Can someone please explain this to me...

The number of subintervals in a partition approaches infinity as the norm of the partition approaches 0. That is, ||Triangle|| approaches 0 implies that n approaches infinity.

I thought the the norm (||Triangle||) was just the largest subinterval of a partition, so how does it approach 0??

2. Nov 11, 2007

### CompuChip

That is because we make the intervals smaller and smaller (going to zero), which means we have to make the number of intervals go to infinity to cover the entire domain (that is, ||Triangle|| * #{Triangles} = constant). Let me give an example.
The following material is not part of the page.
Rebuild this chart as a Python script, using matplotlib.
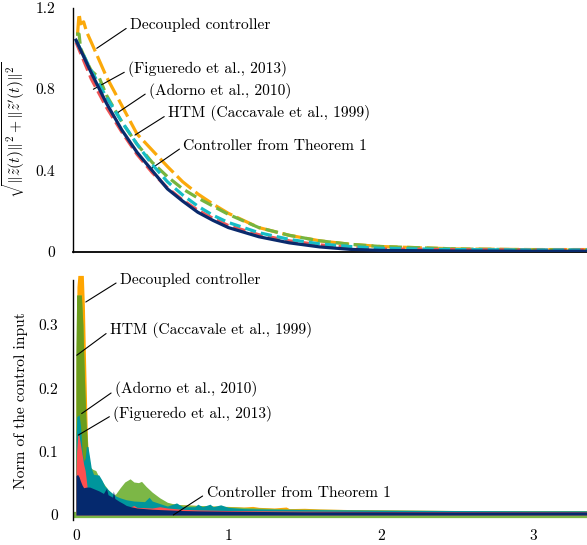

Suppose we have a function, f(x) = x^2 on the interval [0, 1] and we want to integrate it. At first, we approximate it by a square of width 1 and height f(1) = 1, which gives 1. This is of course very rough, so we divide the square into two. One rectangle goes from 0 to 1/2 with height f(1/2) = 1/4, and the other one from 1/2 to 1 with height 1. This gives for the area (1/2) * (1/4) + (1/2) * 1 = 1/8 + 1/2 = 5/8.
Now divide it into four parts, all rectangles with width 1/4 and as height the value of the function in the rightmost point of each interval, as in this image. The are will become something like
$$\sum_{n = 1}^N \frac{1}{N} \times f(n/N),$$
where the first term is the width of the rectangle and the second term is the height (draw a picture for yourself, I can't do it here).
Now we make N larger and larger, dividing [0, 1] up in to more and more intervals. The rectangles get smaller and smaller. The idea is of course that the sum converges to $$\int_0^1 x^2 \, dx$$.
You can calculate for yourself, that you get
$$\frac{1}{N^3} \sum_{n = 1}^N n^2 = \frac{\frac16 N (N + 1) (2 N + 1)}{N^3}$$
which converges to 2/6 = 1/3 as N goes to infinity, which is indeed the surface under the curve.